(Your instructions): Report how many lines of the records below include the word "that". Give nothing but the number.

(Record excerpts):
***
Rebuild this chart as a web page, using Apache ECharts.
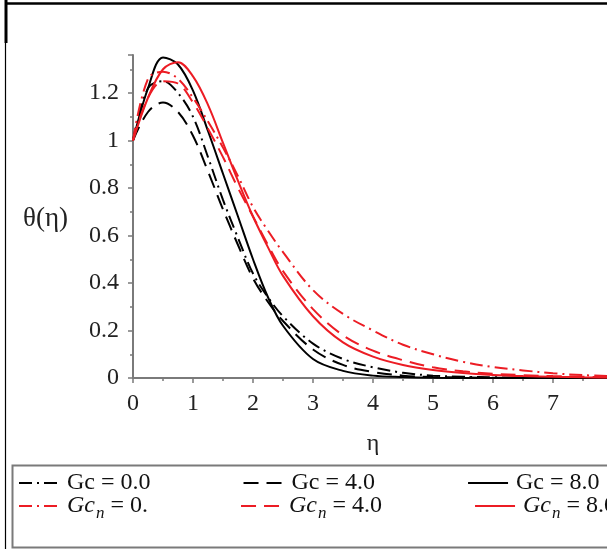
***
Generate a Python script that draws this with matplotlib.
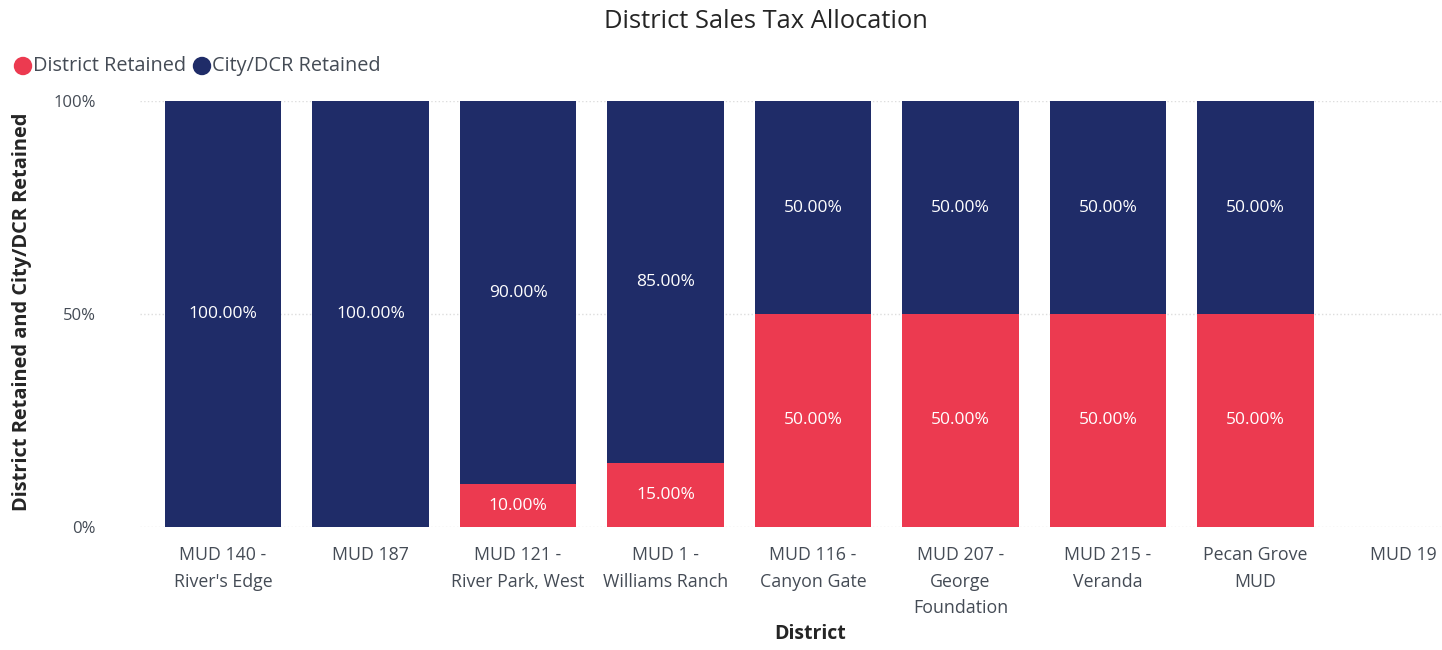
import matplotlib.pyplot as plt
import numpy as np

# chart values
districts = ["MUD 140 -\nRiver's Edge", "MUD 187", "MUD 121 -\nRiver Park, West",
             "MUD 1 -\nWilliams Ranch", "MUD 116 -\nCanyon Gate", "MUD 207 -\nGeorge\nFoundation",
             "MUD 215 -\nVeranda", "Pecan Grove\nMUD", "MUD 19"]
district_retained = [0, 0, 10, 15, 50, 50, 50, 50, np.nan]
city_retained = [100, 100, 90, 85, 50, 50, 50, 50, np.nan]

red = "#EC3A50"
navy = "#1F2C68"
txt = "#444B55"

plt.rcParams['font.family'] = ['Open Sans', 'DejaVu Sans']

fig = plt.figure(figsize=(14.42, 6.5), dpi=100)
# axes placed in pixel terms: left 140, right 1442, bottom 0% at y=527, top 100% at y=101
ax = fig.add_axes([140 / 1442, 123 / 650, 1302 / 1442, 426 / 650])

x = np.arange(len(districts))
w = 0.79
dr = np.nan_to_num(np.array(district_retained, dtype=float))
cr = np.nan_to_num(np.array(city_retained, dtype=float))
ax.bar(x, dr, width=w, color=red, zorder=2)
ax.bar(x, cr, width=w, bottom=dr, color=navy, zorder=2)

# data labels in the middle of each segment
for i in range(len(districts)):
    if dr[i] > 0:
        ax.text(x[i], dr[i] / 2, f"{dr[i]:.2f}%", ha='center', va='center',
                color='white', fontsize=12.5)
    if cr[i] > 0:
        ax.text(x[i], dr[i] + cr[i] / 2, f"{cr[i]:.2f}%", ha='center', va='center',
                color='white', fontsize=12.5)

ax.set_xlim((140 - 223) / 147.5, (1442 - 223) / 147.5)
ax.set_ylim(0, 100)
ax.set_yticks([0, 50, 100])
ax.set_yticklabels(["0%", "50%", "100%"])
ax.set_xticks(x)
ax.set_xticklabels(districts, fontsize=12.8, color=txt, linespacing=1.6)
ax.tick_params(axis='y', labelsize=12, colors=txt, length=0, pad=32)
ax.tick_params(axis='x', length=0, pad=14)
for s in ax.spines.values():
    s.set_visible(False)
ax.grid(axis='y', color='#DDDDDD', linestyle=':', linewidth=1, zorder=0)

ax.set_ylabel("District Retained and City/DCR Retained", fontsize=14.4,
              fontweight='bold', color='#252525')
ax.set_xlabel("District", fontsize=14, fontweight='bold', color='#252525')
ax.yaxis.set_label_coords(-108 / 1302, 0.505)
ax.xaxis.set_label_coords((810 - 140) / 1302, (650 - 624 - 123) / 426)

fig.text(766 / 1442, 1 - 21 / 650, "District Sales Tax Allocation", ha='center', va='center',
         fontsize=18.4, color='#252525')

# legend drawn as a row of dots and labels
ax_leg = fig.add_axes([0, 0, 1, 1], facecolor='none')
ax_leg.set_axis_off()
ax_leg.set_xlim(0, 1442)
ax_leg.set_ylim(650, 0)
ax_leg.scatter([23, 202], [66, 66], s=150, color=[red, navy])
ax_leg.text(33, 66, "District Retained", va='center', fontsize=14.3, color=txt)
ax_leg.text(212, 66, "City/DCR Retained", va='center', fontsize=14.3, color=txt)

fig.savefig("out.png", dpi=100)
***
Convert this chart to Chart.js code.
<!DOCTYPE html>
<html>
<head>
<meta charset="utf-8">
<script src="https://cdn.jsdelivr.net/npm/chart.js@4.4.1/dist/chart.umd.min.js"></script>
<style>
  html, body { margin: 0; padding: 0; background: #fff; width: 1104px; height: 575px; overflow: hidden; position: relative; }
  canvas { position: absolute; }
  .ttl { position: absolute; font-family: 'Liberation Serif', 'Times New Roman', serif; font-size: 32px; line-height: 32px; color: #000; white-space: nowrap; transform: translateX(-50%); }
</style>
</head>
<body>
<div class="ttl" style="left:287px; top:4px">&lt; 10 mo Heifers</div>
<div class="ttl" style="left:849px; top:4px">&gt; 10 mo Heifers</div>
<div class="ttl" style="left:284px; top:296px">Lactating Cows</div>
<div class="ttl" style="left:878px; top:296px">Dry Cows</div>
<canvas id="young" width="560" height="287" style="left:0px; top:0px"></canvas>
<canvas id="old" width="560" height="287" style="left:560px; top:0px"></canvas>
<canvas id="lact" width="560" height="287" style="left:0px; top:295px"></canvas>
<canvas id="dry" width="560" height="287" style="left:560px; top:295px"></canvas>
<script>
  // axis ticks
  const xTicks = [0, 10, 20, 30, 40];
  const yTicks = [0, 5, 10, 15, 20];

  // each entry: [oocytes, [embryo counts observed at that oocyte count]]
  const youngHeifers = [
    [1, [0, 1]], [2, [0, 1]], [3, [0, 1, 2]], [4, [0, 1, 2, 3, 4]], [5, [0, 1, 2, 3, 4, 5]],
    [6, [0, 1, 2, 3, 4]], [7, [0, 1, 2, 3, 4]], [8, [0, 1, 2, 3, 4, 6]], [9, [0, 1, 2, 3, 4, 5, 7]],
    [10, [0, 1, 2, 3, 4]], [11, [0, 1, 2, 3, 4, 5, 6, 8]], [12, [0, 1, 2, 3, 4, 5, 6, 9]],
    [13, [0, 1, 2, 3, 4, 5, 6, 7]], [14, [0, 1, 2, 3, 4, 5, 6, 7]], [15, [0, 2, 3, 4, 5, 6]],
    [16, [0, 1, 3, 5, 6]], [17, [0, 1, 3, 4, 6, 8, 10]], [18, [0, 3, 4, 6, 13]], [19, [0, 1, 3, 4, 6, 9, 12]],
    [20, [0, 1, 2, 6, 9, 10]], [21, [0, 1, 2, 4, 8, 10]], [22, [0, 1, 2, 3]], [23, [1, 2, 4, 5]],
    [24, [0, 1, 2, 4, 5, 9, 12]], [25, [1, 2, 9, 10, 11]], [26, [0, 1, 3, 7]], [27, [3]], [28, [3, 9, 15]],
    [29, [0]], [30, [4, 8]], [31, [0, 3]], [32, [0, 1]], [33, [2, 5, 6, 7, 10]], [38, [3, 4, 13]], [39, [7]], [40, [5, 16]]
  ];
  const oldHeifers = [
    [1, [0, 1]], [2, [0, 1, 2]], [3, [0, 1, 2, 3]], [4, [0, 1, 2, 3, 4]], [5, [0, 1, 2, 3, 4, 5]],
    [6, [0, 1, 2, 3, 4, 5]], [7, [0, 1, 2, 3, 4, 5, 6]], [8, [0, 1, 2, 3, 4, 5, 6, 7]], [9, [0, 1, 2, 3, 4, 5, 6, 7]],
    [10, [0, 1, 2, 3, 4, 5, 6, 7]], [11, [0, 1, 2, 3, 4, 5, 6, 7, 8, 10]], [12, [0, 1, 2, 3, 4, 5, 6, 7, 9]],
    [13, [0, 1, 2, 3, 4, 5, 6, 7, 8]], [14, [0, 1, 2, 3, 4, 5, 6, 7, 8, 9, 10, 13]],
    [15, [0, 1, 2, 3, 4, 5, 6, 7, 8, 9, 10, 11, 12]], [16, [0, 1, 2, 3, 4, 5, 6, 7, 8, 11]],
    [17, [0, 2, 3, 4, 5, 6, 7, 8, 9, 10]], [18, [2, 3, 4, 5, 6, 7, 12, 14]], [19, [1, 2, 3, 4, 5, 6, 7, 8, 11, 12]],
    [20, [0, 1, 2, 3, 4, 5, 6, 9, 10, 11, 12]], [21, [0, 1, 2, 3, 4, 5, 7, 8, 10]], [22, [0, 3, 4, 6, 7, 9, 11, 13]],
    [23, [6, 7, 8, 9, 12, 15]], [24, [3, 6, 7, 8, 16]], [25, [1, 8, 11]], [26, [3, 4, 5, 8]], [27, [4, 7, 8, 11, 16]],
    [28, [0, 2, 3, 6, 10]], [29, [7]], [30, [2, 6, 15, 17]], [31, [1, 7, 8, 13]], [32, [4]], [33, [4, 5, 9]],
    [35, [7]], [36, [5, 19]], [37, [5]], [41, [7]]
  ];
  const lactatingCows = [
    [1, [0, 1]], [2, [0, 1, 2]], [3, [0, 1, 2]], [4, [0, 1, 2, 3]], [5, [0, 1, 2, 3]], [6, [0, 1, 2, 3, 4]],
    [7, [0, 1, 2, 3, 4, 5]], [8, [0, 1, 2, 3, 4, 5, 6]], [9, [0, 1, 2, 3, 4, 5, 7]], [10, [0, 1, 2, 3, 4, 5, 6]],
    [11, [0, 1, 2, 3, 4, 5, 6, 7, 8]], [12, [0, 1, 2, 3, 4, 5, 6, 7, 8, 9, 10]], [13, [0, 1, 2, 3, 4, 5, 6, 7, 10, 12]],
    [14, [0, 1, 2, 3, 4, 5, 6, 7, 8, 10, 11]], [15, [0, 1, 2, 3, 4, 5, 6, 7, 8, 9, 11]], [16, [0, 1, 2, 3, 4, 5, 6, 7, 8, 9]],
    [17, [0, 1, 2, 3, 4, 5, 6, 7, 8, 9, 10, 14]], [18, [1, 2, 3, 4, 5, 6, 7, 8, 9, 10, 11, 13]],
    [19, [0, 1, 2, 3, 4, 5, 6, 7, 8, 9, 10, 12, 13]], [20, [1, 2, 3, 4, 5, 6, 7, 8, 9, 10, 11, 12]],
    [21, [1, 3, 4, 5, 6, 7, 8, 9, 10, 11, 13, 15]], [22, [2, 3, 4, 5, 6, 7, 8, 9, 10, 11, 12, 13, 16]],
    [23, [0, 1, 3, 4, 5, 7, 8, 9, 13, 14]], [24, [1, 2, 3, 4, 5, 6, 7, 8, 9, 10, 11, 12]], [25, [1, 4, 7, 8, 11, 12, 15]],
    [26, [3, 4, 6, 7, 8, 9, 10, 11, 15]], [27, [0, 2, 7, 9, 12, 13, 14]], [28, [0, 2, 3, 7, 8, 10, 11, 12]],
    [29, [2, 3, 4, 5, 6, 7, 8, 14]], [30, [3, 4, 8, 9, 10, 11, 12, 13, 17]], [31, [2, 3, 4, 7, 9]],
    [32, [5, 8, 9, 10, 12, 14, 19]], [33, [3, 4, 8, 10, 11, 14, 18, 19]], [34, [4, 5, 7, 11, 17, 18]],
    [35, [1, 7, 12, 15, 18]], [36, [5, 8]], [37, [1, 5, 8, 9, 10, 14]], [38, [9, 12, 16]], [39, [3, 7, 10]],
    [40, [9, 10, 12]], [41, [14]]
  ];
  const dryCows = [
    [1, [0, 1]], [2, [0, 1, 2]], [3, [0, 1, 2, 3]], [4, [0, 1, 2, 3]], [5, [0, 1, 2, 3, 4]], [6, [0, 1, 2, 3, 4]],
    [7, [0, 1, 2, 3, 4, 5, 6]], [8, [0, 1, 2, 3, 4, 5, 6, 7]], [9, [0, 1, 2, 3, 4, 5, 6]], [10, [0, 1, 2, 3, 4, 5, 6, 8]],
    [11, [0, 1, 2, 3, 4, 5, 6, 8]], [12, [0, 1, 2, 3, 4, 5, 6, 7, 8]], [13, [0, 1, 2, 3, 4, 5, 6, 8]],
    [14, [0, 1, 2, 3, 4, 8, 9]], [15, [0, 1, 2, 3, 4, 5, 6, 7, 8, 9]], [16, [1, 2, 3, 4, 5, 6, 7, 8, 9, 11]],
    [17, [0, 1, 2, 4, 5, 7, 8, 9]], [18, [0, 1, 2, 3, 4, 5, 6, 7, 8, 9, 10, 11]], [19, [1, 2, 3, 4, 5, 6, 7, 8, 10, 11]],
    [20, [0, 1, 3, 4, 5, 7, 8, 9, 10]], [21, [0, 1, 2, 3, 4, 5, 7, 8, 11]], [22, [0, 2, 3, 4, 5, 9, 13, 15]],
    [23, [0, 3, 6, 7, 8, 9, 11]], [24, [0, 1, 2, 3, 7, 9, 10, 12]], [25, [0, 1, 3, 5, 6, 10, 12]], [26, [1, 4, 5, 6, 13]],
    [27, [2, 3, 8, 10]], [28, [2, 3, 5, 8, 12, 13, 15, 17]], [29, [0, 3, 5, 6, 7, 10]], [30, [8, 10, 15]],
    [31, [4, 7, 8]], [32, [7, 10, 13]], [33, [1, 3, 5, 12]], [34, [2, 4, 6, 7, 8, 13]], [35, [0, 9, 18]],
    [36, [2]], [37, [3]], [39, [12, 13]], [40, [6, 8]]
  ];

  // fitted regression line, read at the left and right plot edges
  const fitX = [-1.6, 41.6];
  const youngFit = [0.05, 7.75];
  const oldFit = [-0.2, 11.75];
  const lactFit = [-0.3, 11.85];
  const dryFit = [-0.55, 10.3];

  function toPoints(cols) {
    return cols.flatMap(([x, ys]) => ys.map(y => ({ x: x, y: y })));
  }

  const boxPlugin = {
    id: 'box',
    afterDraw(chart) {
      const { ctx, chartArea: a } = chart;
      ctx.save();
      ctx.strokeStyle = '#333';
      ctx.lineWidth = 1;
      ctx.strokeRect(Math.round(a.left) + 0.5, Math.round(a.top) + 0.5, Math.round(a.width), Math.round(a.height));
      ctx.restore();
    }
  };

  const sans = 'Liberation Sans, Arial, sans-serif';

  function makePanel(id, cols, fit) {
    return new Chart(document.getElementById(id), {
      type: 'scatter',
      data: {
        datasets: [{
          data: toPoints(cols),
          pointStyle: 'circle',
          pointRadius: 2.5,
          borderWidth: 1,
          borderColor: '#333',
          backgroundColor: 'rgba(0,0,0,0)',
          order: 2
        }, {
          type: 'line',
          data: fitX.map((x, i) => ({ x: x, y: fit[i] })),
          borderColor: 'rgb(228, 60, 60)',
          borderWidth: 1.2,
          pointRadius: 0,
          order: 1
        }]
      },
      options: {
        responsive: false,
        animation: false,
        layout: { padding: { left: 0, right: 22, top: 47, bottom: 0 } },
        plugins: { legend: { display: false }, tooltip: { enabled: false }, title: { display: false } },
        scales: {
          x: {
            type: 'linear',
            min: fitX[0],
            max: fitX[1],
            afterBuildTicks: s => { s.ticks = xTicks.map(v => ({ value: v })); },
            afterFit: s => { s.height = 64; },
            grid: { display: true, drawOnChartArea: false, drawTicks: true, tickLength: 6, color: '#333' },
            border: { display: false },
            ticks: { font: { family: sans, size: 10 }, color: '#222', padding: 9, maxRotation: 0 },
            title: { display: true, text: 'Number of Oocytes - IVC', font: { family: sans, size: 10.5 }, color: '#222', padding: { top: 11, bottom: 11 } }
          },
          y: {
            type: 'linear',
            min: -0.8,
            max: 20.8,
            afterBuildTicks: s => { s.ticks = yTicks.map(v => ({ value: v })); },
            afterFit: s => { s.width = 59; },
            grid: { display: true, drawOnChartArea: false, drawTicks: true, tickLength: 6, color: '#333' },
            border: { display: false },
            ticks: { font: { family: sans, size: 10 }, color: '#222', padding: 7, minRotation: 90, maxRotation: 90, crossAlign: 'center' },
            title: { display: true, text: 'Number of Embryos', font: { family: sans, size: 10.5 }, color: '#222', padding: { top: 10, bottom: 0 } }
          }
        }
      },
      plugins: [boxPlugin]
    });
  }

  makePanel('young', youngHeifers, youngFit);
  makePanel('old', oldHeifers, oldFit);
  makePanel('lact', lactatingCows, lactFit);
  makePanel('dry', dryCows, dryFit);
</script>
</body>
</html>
***
(Task output): 2